Work to be completed: Retype only the lines running from the line that contains "Emit a Python" to the line that contains "import plotly.graph_objects as go", inclusive, and leave the pictures behind.

Supplied information:
........

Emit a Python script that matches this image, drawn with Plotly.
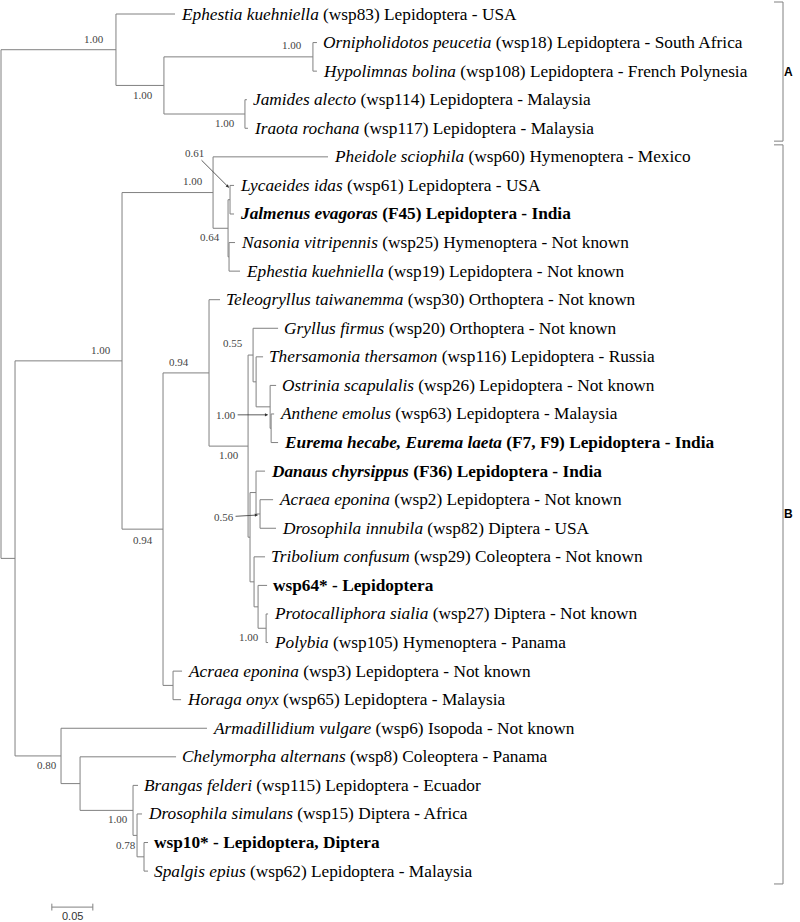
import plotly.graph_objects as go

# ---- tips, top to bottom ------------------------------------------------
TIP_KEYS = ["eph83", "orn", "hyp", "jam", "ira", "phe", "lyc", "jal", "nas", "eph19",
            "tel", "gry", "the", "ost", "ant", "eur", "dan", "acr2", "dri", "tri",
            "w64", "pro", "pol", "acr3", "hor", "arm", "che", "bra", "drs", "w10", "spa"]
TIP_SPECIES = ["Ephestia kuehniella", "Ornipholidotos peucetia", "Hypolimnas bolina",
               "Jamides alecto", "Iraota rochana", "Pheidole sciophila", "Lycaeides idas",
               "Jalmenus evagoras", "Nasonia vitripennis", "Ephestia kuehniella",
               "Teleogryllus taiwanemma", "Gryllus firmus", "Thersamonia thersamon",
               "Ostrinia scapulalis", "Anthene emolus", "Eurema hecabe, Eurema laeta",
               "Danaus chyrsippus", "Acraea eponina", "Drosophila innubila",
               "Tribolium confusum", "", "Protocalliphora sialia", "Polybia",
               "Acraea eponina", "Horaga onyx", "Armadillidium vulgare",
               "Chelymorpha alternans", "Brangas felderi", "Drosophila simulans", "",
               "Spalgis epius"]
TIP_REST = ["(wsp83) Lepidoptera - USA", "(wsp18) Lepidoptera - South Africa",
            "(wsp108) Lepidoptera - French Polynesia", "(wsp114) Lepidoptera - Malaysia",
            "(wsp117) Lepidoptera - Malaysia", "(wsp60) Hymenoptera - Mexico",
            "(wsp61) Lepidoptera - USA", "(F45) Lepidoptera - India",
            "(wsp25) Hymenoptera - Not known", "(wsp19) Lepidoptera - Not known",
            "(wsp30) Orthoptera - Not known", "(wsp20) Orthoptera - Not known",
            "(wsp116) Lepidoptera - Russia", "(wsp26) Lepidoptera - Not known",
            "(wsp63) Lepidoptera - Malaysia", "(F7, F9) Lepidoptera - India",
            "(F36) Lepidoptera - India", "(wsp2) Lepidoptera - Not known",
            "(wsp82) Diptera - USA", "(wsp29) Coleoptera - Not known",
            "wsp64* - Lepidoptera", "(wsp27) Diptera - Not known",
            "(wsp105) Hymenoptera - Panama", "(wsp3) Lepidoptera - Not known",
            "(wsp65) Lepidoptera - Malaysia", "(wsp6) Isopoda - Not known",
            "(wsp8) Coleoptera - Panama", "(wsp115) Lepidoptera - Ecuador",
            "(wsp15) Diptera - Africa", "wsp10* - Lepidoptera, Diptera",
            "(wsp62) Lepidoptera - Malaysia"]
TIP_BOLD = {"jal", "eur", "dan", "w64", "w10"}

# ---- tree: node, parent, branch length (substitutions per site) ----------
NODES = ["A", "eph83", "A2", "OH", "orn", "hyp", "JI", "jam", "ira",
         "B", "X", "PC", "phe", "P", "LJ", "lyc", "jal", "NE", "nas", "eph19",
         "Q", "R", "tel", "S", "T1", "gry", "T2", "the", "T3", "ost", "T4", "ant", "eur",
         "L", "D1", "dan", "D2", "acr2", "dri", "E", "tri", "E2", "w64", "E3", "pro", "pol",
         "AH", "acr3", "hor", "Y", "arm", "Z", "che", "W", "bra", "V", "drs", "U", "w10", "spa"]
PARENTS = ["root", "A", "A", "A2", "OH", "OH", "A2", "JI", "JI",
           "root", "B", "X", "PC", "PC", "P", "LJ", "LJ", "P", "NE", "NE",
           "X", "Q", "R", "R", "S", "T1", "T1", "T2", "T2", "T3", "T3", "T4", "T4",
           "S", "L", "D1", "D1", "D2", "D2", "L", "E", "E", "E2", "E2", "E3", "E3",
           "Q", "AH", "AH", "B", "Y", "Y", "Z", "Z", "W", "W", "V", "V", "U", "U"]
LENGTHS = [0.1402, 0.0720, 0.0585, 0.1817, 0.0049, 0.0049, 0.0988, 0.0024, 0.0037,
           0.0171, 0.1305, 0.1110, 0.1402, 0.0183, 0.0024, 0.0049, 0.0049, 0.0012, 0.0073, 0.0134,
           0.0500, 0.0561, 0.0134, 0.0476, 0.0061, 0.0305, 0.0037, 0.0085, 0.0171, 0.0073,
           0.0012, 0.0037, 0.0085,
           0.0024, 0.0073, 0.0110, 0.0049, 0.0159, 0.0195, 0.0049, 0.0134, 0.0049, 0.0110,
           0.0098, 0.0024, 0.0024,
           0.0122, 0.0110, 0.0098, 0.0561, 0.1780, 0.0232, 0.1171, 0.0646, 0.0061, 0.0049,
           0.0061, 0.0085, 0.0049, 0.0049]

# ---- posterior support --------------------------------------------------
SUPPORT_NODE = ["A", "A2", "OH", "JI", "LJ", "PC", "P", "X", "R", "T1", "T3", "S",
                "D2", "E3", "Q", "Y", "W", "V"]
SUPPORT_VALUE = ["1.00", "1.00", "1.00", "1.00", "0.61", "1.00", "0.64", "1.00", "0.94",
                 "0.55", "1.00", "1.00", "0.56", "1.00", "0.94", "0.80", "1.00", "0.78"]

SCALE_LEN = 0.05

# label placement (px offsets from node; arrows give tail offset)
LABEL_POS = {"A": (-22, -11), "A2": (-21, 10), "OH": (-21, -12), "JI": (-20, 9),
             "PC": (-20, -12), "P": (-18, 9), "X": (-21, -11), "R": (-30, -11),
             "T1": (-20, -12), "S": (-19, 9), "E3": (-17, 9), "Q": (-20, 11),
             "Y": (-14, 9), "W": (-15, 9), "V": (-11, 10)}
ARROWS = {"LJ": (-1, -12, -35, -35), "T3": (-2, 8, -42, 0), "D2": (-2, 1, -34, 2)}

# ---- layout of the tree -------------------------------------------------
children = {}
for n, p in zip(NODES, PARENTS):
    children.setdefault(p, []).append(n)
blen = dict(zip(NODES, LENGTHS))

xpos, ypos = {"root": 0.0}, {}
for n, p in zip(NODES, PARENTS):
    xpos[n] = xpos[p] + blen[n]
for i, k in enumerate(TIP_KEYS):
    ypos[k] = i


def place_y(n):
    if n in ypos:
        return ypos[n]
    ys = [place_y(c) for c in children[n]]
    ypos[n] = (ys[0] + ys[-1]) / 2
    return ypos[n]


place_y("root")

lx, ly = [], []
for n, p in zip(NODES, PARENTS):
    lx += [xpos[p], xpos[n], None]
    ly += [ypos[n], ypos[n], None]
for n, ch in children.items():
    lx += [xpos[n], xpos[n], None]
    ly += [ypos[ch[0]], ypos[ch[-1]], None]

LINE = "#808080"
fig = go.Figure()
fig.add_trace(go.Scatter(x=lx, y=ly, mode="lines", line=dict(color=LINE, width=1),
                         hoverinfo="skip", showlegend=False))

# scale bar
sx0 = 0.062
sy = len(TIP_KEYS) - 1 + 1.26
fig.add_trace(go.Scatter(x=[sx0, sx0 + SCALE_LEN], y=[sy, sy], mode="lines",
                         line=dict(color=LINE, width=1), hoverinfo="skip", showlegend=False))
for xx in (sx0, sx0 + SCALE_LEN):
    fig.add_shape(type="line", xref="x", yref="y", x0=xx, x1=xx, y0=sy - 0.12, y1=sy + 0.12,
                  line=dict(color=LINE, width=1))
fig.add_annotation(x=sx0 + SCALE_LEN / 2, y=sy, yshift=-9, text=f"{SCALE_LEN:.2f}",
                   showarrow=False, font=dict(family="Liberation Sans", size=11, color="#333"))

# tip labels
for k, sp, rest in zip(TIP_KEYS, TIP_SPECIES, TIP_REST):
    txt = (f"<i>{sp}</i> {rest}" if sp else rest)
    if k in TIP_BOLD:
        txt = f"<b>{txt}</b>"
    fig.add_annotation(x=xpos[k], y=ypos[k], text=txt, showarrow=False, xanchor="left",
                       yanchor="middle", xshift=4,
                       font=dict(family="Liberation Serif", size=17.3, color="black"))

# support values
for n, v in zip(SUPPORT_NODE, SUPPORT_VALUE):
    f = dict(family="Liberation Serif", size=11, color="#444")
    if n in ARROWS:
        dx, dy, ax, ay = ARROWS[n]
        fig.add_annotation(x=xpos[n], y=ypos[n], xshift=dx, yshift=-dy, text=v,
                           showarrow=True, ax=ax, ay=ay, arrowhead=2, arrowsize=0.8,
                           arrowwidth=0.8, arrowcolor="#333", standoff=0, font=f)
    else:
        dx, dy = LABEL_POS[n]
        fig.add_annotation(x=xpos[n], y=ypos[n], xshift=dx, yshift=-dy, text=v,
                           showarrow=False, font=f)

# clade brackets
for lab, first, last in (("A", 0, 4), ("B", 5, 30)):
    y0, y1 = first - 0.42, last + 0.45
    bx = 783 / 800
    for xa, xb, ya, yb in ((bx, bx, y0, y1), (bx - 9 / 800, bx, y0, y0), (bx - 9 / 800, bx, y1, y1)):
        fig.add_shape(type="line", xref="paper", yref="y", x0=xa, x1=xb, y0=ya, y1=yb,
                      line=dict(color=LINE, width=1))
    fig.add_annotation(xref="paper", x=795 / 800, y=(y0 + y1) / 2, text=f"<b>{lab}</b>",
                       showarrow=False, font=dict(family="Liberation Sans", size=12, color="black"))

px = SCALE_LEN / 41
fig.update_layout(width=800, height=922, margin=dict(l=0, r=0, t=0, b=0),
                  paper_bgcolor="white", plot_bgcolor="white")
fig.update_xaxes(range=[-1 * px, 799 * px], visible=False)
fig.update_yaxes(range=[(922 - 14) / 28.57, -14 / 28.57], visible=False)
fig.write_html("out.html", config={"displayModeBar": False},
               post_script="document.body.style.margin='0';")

........

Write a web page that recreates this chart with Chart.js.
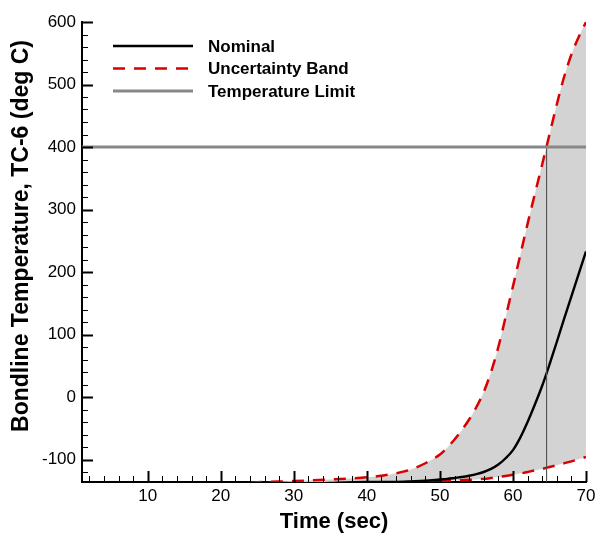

........

Exercise output:
Emit a Python script that matches this image, drawn with Plotly.
import plotly.graph_objects as go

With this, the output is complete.